We readers are very cruel.  We crave novelty and praise extravagantly the writers who deliver it.  Then we grow jaded and move on.  A writer’s stock falls precipitously.  Just look at the Wikipedia page for John Barth and you will see how precipitously.  He has barely half a page and the novels after Lost in the Funhouse (1973) are not even discussed, although they are listed.  He’s yesterday’s news.

But having just tried and failed to get all of Giles down the hatch, I have to say that Barth has not aged well.  True, I do still teach The End of the Road from time to time–and students still enjoy its hip knowingness.  But what Giles makes clear is how sophomoric Barth’s humor is, and how thin his Camus inspired insistence that whether or not to commit suicide is the overwhelming question of one’s existence.  Hard to tangle with the details of life when it is seen from the height of such an abstraction.

Of course, Mailer and Bellow haven’t aged well either.  I recently re-read Herzog (Bellows’ 1964 National Book award winner) and it’s simply a bad novel.  It’s not just Bellow’s ante-deluvian attitude toward women, or the unreflective whining of his hero; it’s also that the philosophical musings are jejune.  All this might be somewhat OK if there was a sense that Moses Herzog was a self-pitying sap whose moanings told us something about contemporary culture.  But there’s no indication of a distance between Moses’s self-image and Bellow’s assessment of his response to his misfortunes or his belief in the perfidy of those around him.  At least the similar paranoias of Philip Roth’s characters are entertaining in their wild exuberance, not just the mid-level pissing and moaning of Bellow’s hero.  Here I was just amazed that people even found Herzog good or important.

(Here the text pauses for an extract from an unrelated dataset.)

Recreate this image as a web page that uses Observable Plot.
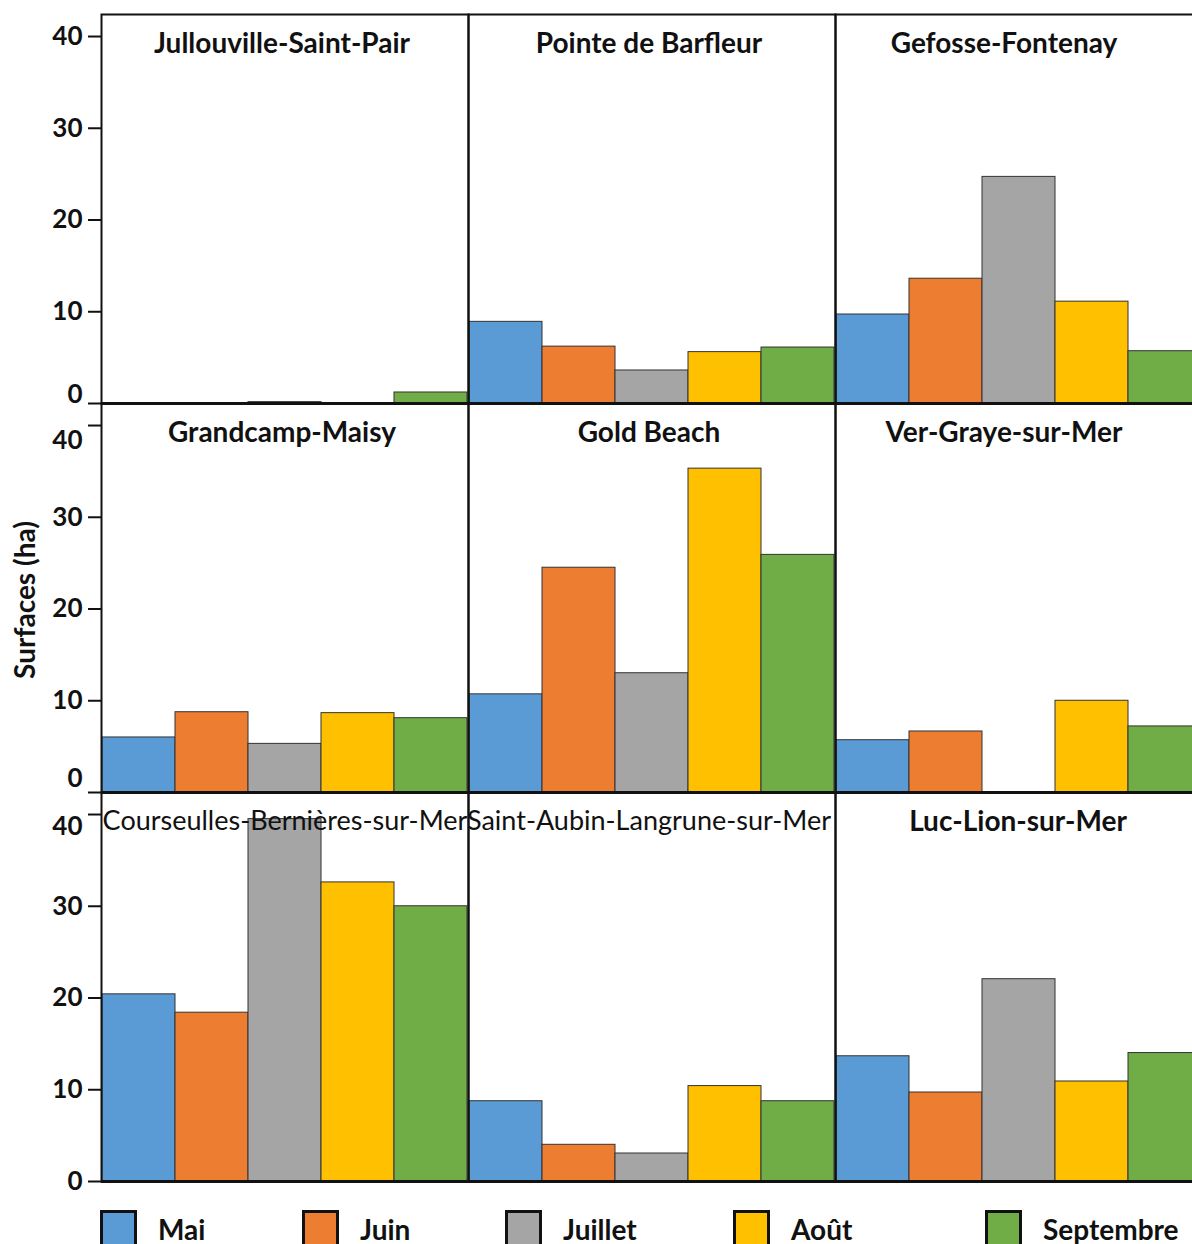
<!DOCTYPE html>
<html><head><meta charset="utf-8">
<script src="https://cdn.jsdelivr.net/npm/d3@7"></script>
<script src="https://cdn.jsdelivr.net/npm/@observablehq/plot@0.6"></script>
<style>
body{margin:0;background:#fff;font-family:Lato,"Open Sans",sans-serif;color:#111;}
#wrap{position:relative;width:1192px;height:1244px;overflow:hidden;}
#chart{position:absolute;left:0;top:0;width:1202px;}
#chart svg{max-width:none;}
#ylab{position:absolute;left:24px;top:600px;transform:translate(-50%,-50%) rotate(-90deg);font-size:28px;font-weight:bold;white-space:nowrap;}
#legend{position:absolute;top:1210px;left:0;width:1192px;height:34px;}
.item{position:absolute;top:0;display:flex;align-items:flex-start;}
.sw{width:37px;height:44px;border:3px solid #111;box-sizing:border-box;}
.lab{font-size:28px;font-weight:bold;margin-left:21px;line-height:1;margin-top:5px;}
</style></head><body>
<div id="wrap"><div id="chart"></div><div id="ylab">Surfaces (ha)</div><div id="legend"></div></div>
<script>
const sites = ["Jullouville-Saint-Pair","Pointe de Barfleur","Gefosse-Fontenay",
  "Grandcamp-Maisy","Gold Beach","Ver-Graye-sur-Mer",
  "Courseulles-Bernières-sur-Mer","Saint-Aubin-Langrune-sur-Mer","Luc-Lion-sur-Mer"];
const months = ["Mai","Juin","Juillet","Août","Septembre"];
const colors = ["#5B9BD5","#ED7D31","#A5A5A5","#FFC000","#70AD47"];
const mai       = [0,    8.9, 9.7,  6.0,  10.7, 5.7,  20.4, 8.75, 13.65];
const juin      = [0,    6.2, 13.6, 8.75, 24.5, 6.65, 18.4, 4.0,  9.7];
const juillet   = [0.15, 3.6, 24.7, 5.3,  13.0, 0,    39.5, 3.05, 22.05];
const aout      = [0,    5.6, 11.1, 8.65, 35.3, 10.0, 32.6, 10.4, 10.9];
const septembre = [1.2,  6.1, 5.7,  8.1,  25.9, 7.2,  30.0, 8.75, 14.0];
const yTicks = [0, 10, 20, 30, 40];

const series = [mai, juin, juillet, aout, septembre];
const data = [];
sites.forEach((s, i) => series.forEach((arr, j) => data.push({site: s, col: i % 3, row: Math.floor(i / 3), month: months[j], value: arr[i]})));

// title styling: long names in regular weight; small horizontal nudges as in the original layout
const panels = sites.map((s, i) => {
  const col = i % 3, row = Math.floor(i / 3);
  let nudge = -3;
  if (col === 2 && row < 2) nudge = -15;
  if (i === 6) nudge = 0;
  if (i === 8) nudge = -1;
  return {site: s, col, row, long: s.length > 24, nudge};
});
const titleMark = (long, nudge) => Plot.text(panels.filter(d => d.long === long && d.nudge === nudge), {
  fx: "col", fy: "row", text: "site", frameAnchor: "top",
  dx: nudge, dy: long ? 18 : 19, fontSize: long ? 27 : 28, fontWeight: long ? "normal" : "bold", fill: "#111"
});
const titleGroups = [...new Set(panels.map(d => d.long + "|" + d.nudge))].map(k => {
  const [l, n] = k.split("|");
  return titleMark(l === "true", +n);
});

// tick labels, one set per row (left column only); label offsets avoid overlaps between stacked panels
const tickLabels = [];
[0, 1, 2].forEach(r => yTicks.forEach(v => {
  let shift = 0;
  if (v === 0 && r === 0) shift = -9;
  if (v === 0 && r === 1) shift = -14;
  if (v === 40 && r === 1) shift = 15;
  if (v === 40 && r === 2) shift = 12;
  tickLabels.push({row: r, col: 0, value: v, shift});
}));
const labelMark = (s) => Plot.text(tickLabels.filter(d => d.shift === s), {
  fx: "col", fy: "row", y: "value", text: d => String(d.value), frameAnchor: "left", textAnchor: "end",
  dx: -19, dy: s, fontSize: 26, fontWeight: "bold", fill: "#111"
});
const shifts = [...new Set(tickLabels.map(d => d.shift))];

const chart = Plot.plot({
  width: 1202, height: 1186,
  marginLeft: 101, marginRight: 0, marginTop: 14, marginBottom: 5,
  fx: {padding: 0, axis: null, domain: [0, 1, 2]},
  fy: {padding: 0, axis: null, domain: [0, 1, 2]},
  x: {type: "band", domain: months, padding: 0, axis: null},
  y: {domain: [0, 42.4]},
  color: {domain: months, range: colors},
  style: {fontFamily: "Lato, 'Open Sans', sans-serif", color: "#111", background: "#fff", overflow: "visible"},
  marks: [
    Plot.barY(data, {fx: "col", fy: "row", x: "month", y: "value", fill: "month", stroke: "#333", strokeWidth: 1}),
    Plot.frame({stroke: "#111", strokeWidth: 2}),
    Plot.ruleY([0], {stroke: "#111", strokeWidth: 3}),
    Plot.axisY(yTicks, {anchor: "left", tickSize: 13, strokeWidth: 2, stroke: "#111", text: null, label: null}),
    ...shifts.map(labelMark),
    ...titleGroups
  ]
});
document.getElementById("chart").appendChild(chart);

const legendLeft = [100, 302, 505, 733, 985];
const legend = document.getElementById("legend");
months.forEach((m, i) => {
  const it = document.createElement("div");
  it.className = "item";
  it.style.left = legendLeft[i] + "px";
  it.innerHTML = `<div class="sw" style="background:${colors[i]}"></div><div class="lab">${m}</div>`;
  legend.appendChild(it);
});
</script>
</body></html>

At any rate, I do think we readers are cruel to our writers.  But there is also the question of what writers manage to fulfill Ezra Pound’s famous injunction to “be news that remains news.”  How not to age out, if not so quickly as today’s newspaper, still just as inexorably?

And how do we readers keep from playing the game of ranking?  Of saying these are the writers who still count for something?  And how do writers age graciously, keep reinventing themselves instead of repeating themselves?

Anyway, I am not saying the Derrida and Habermas are worthless–only that a little of them goes a long way.  You hardly need to keep up with everything that poured from their pens.  Foucault and Barthes seem to me a different case.  Perhaps it’s because Foucault was always grounded in historical particulars instead of airy theorizing.  But it’s also because he was always striving to find a way to explain those particulars without ever really quite nailing an overarching explanation down.  In any case, I feel a need to read all of Foucault.  And Barthes just kept reinventing himself.  He is always surprising, so I have never gotten tired of him.

How about the novelists?  Who do I feel a need to keep reading?  Roth probably comes closest–as many people have noted.  He certainly has had the best old age of any American novelist of the past fifty years.  For a while (longer than for most authors), I felt moved to read everything new from Rushdie.  But now he has fallen off that list.  Pynchon and Delillo I find hopeless.  Doctorow is spotty; The March is a terrific novel and I think Ragtime has aged well.  His seems to me a rather unique case; he kept trying new things all the way to the end, and sometimes he pulled it off and other times he did not.

Right now, I look forward to anything new from Julia Glass.  But I can’t think of anyone else besides her.

I do want to praise more than disparage.  So future posts will concentrate on novels I have found deeply satisfying.  There are plenty of them, even if there are many more mediocre novels, the ones that I start to read, but then put aside.  And usually in those cases I do not get anywhere near as far as page 475.  So Barth can’t be all that terrible.